→ **Required task**:
Find the lines with the string "that" and return them.

→ **Provided entries**:

++++++++++++++++++++

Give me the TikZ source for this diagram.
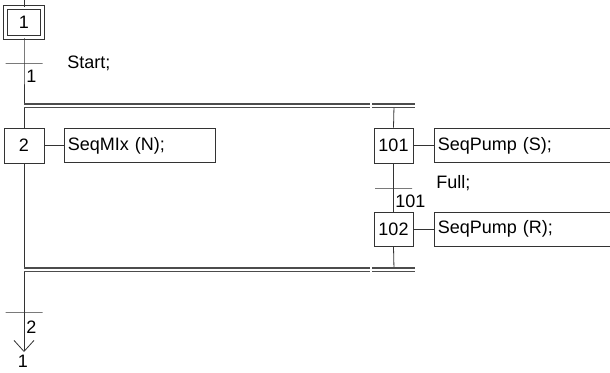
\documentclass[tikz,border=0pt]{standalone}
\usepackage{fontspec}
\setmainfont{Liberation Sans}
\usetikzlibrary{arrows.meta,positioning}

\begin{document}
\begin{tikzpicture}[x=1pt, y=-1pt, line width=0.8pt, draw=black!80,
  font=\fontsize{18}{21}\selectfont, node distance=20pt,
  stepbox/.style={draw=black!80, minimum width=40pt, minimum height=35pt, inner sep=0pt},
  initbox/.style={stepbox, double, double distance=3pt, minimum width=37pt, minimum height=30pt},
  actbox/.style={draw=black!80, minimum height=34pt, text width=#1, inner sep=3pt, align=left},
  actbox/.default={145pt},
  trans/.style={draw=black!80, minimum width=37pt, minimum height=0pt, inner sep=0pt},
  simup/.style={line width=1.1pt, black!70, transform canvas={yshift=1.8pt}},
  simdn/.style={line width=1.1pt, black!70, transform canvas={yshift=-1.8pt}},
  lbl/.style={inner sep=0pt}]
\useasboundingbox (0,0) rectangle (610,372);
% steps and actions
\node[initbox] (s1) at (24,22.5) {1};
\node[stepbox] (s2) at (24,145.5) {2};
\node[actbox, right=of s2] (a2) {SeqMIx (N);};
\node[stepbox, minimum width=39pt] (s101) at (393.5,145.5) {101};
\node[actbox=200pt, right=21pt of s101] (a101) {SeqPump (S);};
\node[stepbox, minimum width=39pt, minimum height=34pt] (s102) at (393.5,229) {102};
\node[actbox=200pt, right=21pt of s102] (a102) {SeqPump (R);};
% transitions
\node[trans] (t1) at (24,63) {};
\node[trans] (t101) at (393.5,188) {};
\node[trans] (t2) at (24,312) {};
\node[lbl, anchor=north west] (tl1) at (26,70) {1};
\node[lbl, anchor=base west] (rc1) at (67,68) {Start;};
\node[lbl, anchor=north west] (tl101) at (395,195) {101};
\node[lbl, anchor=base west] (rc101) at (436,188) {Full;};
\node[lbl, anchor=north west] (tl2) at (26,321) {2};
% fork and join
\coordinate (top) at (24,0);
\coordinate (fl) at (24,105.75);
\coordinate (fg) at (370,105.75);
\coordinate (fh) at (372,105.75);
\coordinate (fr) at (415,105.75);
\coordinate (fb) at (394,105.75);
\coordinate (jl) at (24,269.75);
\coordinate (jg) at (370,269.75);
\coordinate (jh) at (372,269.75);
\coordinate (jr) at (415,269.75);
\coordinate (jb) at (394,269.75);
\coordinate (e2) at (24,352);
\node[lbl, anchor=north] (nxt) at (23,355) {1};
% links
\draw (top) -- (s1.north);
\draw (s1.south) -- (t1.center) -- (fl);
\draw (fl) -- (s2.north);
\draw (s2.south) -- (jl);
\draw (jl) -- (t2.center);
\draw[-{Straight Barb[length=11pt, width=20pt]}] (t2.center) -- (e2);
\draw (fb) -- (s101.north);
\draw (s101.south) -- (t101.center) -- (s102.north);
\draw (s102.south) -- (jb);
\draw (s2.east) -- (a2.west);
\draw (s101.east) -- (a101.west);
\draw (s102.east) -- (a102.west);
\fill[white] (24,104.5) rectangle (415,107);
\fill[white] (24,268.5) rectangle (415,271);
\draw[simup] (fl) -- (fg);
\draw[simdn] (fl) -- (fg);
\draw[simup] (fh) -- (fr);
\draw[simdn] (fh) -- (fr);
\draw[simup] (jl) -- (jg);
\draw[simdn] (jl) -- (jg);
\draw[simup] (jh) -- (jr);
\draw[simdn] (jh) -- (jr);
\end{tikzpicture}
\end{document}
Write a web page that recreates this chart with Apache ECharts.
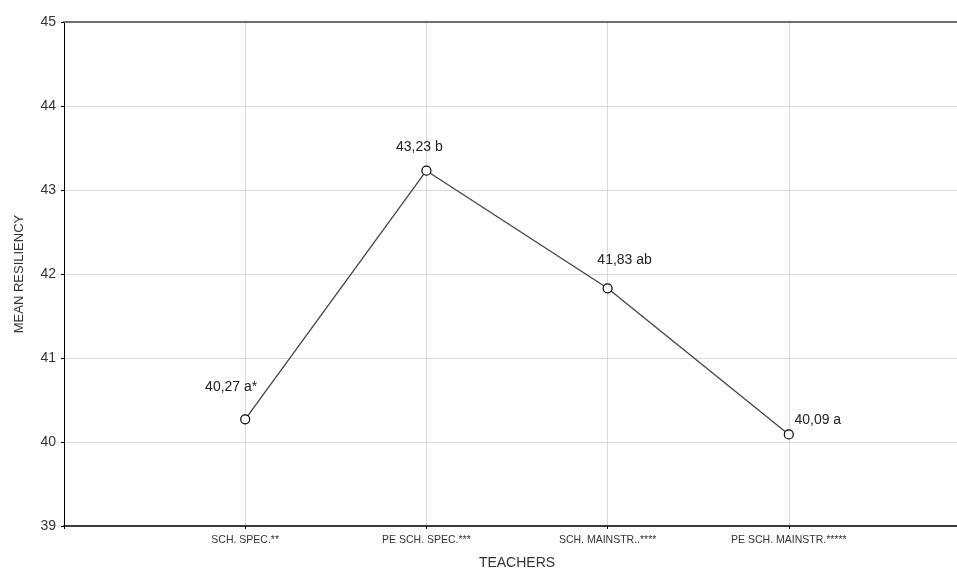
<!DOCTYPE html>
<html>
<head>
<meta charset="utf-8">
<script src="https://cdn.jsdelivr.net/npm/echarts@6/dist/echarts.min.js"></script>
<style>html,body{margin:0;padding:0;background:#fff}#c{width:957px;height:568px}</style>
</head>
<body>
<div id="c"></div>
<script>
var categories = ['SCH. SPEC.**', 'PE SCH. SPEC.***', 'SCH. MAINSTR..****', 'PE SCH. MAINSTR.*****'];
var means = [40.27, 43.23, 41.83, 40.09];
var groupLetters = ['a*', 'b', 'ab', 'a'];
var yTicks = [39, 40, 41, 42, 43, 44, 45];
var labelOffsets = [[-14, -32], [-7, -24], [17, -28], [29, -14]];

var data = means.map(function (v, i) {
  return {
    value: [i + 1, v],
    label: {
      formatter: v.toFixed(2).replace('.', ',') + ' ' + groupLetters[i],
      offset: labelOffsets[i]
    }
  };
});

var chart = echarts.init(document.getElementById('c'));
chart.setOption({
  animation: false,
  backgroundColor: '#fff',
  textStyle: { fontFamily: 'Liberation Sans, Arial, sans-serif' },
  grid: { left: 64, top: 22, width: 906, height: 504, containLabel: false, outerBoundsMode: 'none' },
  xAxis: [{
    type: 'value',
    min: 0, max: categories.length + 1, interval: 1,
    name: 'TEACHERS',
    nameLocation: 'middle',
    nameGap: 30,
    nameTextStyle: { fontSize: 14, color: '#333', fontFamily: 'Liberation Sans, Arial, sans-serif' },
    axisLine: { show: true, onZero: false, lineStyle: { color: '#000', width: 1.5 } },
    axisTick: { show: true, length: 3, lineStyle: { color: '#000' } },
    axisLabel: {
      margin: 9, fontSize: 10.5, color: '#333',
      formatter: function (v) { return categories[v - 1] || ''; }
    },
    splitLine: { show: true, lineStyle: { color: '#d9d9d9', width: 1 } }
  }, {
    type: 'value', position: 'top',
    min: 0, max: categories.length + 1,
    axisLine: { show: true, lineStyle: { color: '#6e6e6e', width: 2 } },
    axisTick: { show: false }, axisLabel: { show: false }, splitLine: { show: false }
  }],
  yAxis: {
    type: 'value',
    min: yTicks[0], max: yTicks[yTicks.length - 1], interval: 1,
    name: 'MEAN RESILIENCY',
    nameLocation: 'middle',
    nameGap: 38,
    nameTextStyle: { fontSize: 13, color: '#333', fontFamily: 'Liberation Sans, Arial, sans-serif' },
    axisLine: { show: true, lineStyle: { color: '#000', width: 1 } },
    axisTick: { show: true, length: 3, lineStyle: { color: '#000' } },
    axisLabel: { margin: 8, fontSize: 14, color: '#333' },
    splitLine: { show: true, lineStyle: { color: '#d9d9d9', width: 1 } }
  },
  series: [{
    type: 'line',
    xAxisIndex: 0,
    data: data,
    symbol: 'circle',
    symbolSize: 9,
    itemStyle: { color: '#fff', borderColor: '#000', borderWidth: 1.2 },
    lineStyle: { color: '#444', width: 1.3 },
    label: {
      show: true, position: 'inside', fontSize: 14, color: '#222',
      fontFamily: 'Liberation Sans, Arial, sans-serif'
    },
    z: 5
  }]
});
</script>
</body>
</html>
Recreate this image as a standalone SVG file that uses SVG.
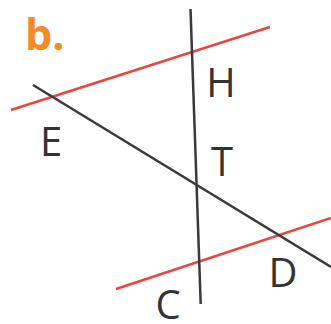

++++++++++++++++++++

→ **Written response**:
Write a web page that recreates this chart with Apache ECharts.
Recreate this image as a standalone SVG file that uses SVG.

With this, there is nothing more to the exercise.